National Defence Minister Peter MacKay told CTV’s Power Play Friday that 1,000 troops from the Garrison in Edmonton were en route to join rescue efforts and help battle the floodwaters in southern Alberta, where thousands of residents have been forced to leave their homes due to torrential rains and massive flooding.
“They’ll be there to work shoulder-to-shoulder in the efforts that are ongoing,” MacKay said.
The troops are scheduled to arrive at 5 p.m. local time.
As earlier reported by CTV’s Mercedes Stephenson, approximately 150 soldiers are in the hard-hit area of Canmore, with that number expected to rise to 350 by 7 p.m.
Approximately 100 engineers are being directed to Cochrane, while 300-400 soldiers are on standby and split between Red Deer and Edmonton. Fifty troops are headed to Calgary.
Military convoys were on their way to High River Friday afternoon.
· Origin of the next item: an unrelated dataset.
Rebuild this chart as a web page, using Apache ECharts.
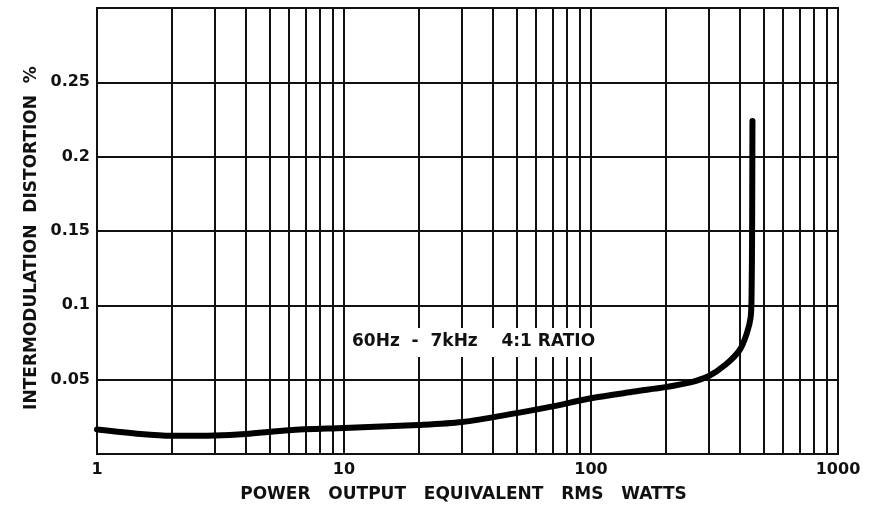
<!DOCTYPE html>
<html>
<head>
<meta charset="utf-8">
<script src="https://cdn.jsdelivr.net/npm/echarts@6/dist/echarts.min.js"></script>
<style>
  html, body { margin: 0; padding: 0; background: #fff; }
  #chart { width: 874px; height: 506px; }
</style>
</head>
<body>
<div id="chart"></div>
<script>
// power output (W)
var watts = [1, 1.5, 2, 3, 4, 6, 10, 20, 30, 50, 70, 100, 150, 200, 250, 300, 350, 400, 427, 443, 447, 449, 450, 450.5];
// IM distortion (%)
var imd = [0.0165, 0.0135, 0.0123, 0.0125, 0.0135, 0.016, 0.0175, 0.0195, 0.0215, 0.0275, 0.032, 0.0375, 0.042, 0.045, 0.048, 0.0525, 0.060, 0.070, 0.081, 0.092, 0.11, 0.15, 0.2, 0.224];
// log paper minor lines
var minorX = [2, 3, 4, 5, 6, 7, 8, 9, 20, 30, 40, 50, 60, 70, 80, 90, 200, 300, 400, 500, 600, 700, 800, 900];
var yTicks = [0.05, 0.1, 0.15, 0.2, 0.25];
var note = '60Hz  -  7kHz    4:1 RATIO';

var ink = '#111';
var font = '"DejaVu Sans", sans-serif';

var chart = echarts.init(document.getElementById('chart'));
chart.setOption({
    backgroundColor: '#fff',
    animation: false,
    grid: {
        left: 97, right: 36, top: 8, bottom: 52,
        outerBoundsMode: 'none',
        show: true, borderColor: ink, borderWidth: 2
    },
    xAxis: {
        type: 'log', logBase: 10, min: 1, max: 1000,
        name: 'POWER   OUTPUT   EQUIVALENT   RMS   WATTS',
        nameLocation: 'middle', nameGap: 32,
        nameTextStyle: { color: ink, fontFamily: font, fontWeight: 'bold', fontSize: 17, padding: [0, 8, 0, 0] },
        axisLine: { lineStyle: { color: ink, width: 2 } },
        axisTick: { show: false },
        axisLabel: {
            color: ink, fontFamily: font, fontWeight: 'bold', fontSize: 16, margin: 8,
            formatter: function (v) { return String(Math.round(v)); }
        },
        splitLine: { show: true, lineStyle: { color: ink, width: 2 } }
    },
    yAxis: {
        type: 'value', min: 0, max: 0.3, interval: 0.05,
        name: 'INTERMODULATION  DISTORTION  %',
        nameLocation: 'middle', nameGap: 48, nameRotate: 90,
        nameTextStyle: { color: ink, fontFamily: font, fontWeight: 'bold', fontSize: 17, padding: [0, 14, 0, 0] },
        axisLine: { show: true, lineStyle: { color: ink, width: 2 } },
        axisTick: { show: false },
        axisLabel: {
            color: ink, fontFamily: font, fontWeight: 'bold', fontSize: 16, margin: 7,
            formatter: function (v) {
                var r = parseFloat(v.toFixed(2));
                return yTicks.indexOf(r) >= 0 ? String(r) : '';
            }
        },
        splitLine: { show: true, lineStyle: { color: ink, width: 2 } }
    },
    series: [{
        type: 'line',
        data: watts.map(function (w, i) { return [w, imd[i]]; }),
        showSymbol: false,
        smooth: 0.3,
        lineStyle: { color: '#000', width: 6, cap: 'round', join: 'round' },
        z: 5,
        markLine: {
            silent: true,
            symbol: 'none',
            label: { show: false },
            lineStyle: { color: ink, width: 2, type: 'solid' },
            data: minorX.map(function (v) { return { xAxis: v }; }),
            z: 1
        }
    }],
    graphic: [{
        type: 'text',
        left: 349, top: 328,
        z: 100,
        style: {
            text: note,
            fill: ink,
            font: 'bold 17px ' + font,
            backgroundColor: '#fff',
            padding: [5, 3, 7, 3]
        }
    }]
});
</script>
</body>
</html>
The military is also generating 150 to 200 reservists, Stephenson reported, but they won’t be involved in military efforts until Saturday.
“A military source tells me the military has the equipment they need to be able to move people around the very rough and rugged terrain," Stephenson told CTV News Channel earlier Friday.
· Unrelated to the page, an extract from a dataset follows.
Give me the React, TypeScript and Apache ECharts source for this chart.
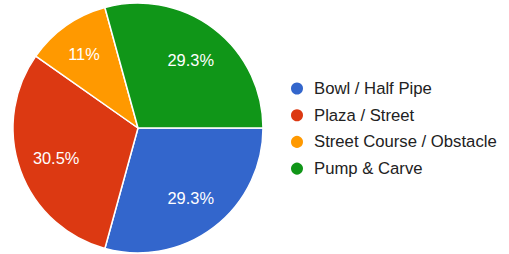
import React, { useEffect, useRef } from "react";
import * as echarts from "echarts";

const categories = ["Bowl / Half Pipe", "Plaza / Street", "Street Course / Obstacle", "Pump & Carve"];
const counts = [24, 25, 9, 24];
const colors = ["#3366cc", "#dc3912", "#ff9900", "#109618"];

export default function App() {
  const ref = useRef<HTMLDivElement>(null);
  useEffect(() => {
    if (!ref.current) return;
    const chart = echarts.init(ref.current, undefined, { renderer: "svg" });
    const total = counts.reduce((a, b) => a + b, 0);
    const data = categories.map((name, i) => ({ name, value: counts[i], itemStyle: { color: colors[i] } }));
    const fmt = (v: number) => String(parseFloat(((v / total) * 100).toPrecision(3))) + "%";
    const small = (v: number) => v / total < 0.15;
    chart.setOption({
      animation: false,
      legend: {
        orient: "vertical",
        left: 289,
        top: 80,
        padding: 0,
        icon: "circle",
        itemWidth: 14,
        itemHeight: 14,
        itemGap: 9.7,
        textStyle: {
          fontFamily: "Arial, 'Liberation Sans'",
          fontSize: 16.7,
          color: "#222",
          lineHeight: 17,
          padding: [0, 0, 0, 5],
        },
        data: categories,
      },
      series: [
        {
          type: "pie",
          center: [138, 128],
          radius: [0, 125],
          startAngle: 0,
          clockwise: true,
          label: { show: false },
          labelLine: { show: false },
          itemStyle: { borderColor: "#fff", borderWidth: 1.5 },
          emphasis: { disabled: true },
          data,
        },
        {
          type: "pie",
          center: [138, 129],
          radius: [60, 108],
          startAngle: 0,
          clockwise: true,
          silent: true,
          legendHoverLink: false,
          label: {
            show: true,
            position: "inside",
            color: "#fff",
            fontFamily: "Arial, 'Liberation Sans'",
            fontSize: 16.4,
            formatter: (p: any) => fmt(p.value),
          },
          labelLine: { show: false },
          itemStyle: { color: "rgba(0,0,0,0)" },
          emphasis: { disabled: true },
          data: categories.map((name, i) => ({
            name: name + " ",
            value: counts[i],
            label: small(counts[i]) ? { offset: [-4, -4] } : undefined,
          })),
        },
      ],
    });
    return () => chart.dispose();
  }, []);
  return <div ref={ref} style={{ width: 509, height: 254, position: "absolute", left: 0, top: 0 }} />;
}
"The military is ideally suited to be there."
Hundreds of troops were already working in the region Thursday evening, after the military was called in by the RCMP to help with evacuations in some hard-hit communities, including High River. The military sent two helicopters and a Hercules aircraft to pull at least 31 stranded residents from rooftops.
MacKay said Canadian Forces are on the ground working with provincial personnel, who have taken the lead in response efforts.
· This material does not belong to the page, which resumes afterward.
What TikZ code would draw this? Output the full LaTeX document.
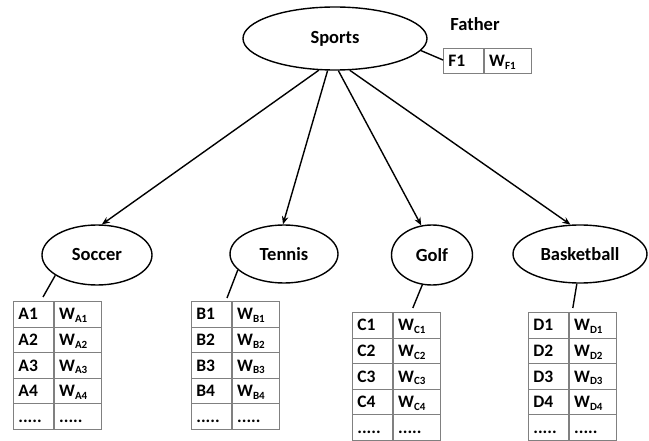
\documentclass[tikz,border=0pt]{standalone}
\usepackage{fontspec}
\setmainfont{Carlito}
\usetikzlibrary{shapes.geometric,arrows.meta}

\definecolor{gridgray}{RGB}{128,128,128}

\newcommand\wsub[1]{W\raisebox{-2.5pt}{\fontsize{11}{12}\selectfont #1}}

\tikzset{
  topic/.style={ellipse, draw, line width=1.4pt, inner sep=0pt,
    font=\fontsize{18.5}{22}\selectfont\bfseries},
  link/.style={line width=1.4pt},
  arrowlink/.style={link, -{Stealth[length=8pt,width=6.5pt]}},
  cell/.style={draw=gridgray, line width=0.8pt, anchor=north west,
    minimum height=25.6pt, inner xsep=5pt, inner ysep=0pt,
    text height=13pt, text depth=1.5pt, align=left,
    font=\fontsize{17.5}{20}\selectfont\bfseries},
  keycell/.style={cell, text width=30pt},
  wcell/.style={cell, text width=37pt},
}

% weight table: #1 letter, #2 left x, #3 top y
\newcommand\wtable[3]{%
  \foreach \r [count=\i from 0] in {1,2,3,4} {
    \node[keycell] (#1\r) at (#2, {#3+\i*25.6}) {#1\r};
    \node[wcell] (#1\r w) at (#1\r.north east) {\wsub{#1\r}};
  }
  \node[keycell] (#1dots) at (#2, {#3+4*25.6}) {.....};
  \node[wcell] (#1dotsw) at (#1dots.north east) {.....};
}

\begin{document}
\begin{tikzpicture}[x=1pt, y=-1pt]
  \useasboundingbox (0,0) rectangle (649,441);

  % root and its own weight entry
  \node[topic, minimum width=184pt, minimum height=63pt] (sports) at (335,38.5) {Sports};
  \node[font=\fontsize{18.5}{22}\selectfont\bfseries] (father) at (475,24) {Father};
  \node[keycell, minimum height=25pt] (F1) at (443,48) {F1};
  \node[wcell, minimum height=25pt] (F1w) at (F1.north east) {\wsub{F1}};
  \draw[link] (sports.352) -- ([yshift=-12pt]F1.north west);

  % child categories
  \node[topic, minimum width=110pt, minimum height=60pt] (soccer) at (97,255) {Soccer};
  \node[topic, minimum width=108pt, minimum height=58pt] (tennis) at (284,254) {Tennis};
  \node[topic, minimum width=81pt,  minimum height=60pt] (golf)   at (432,255) {Golf};
  \node[topic, minimum width=134pt, minimum height=58pt] (basket) at (580,254) {Basketball};

  \draw[arrowlink] (sports.243)   -- (soccer.81);
  \draw[arrowlink] (sports.257.5) -- (tennis.92);
  \draw[arrowlink] (sports.276)   -- (golf.110);
  \draw[arrowlink] (sports.295)   -- (basket.108);

  % weight tables under each category
  \wtable{A}{13}{301}
  \wtable{B}{191}{301}
  \wtable{C}{352}{312}
  \wtable{D}{528}{312}

  \draw[link] (soccer.206) -- ([xshift=30pt,yshift=4pt]A1.north west);
  \draw[link] (tennis.199) -- ([xshift=36pt,yshift=3pt]B1.north west);
  \draw[link] (golf.252)   -- ([xshift=20pt,yshift=4pt]C1w.north west);
  \draw[link] (basket.264) -- ([xshift=4pt,yshift=4pt]D1w.north west);
\end{tikzpicture}
\end{document}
“We’ll be working hand-in-hand with all of those on the ground trying to stem the flow of the water,” he said over the phone from Nova Scotia. “This is something we’ve never seen, certainly in the city of Calgary and surrounding communities.”
There hasn’t been a specific request for anything other than engineering support, but MacKay noted that troops are providing human support, transportation, and potential rescue aid.
“We know because of the levels of water and the way in which this has unfolded so quickly, the Canadian Forces are very adept at being able to move,” he said.
MacKay said early assessments indicate that this domestic contribution is one of the Canadian military’s biggest in history.
“This is a catastrophic disaster by any measure,” he said.
Alberta Premier Alison Redford has pledged that the province will be there to help flood victims recover from the damage. She said she had also spoken to Prime Minister Stephen Harper, who gave a similar promise that disaster relief will be forthcoming.
Harper flew to Calgary Friday afternoon to tour the disaster zone with Redford and Calgary Mayor Naheed Nenshi.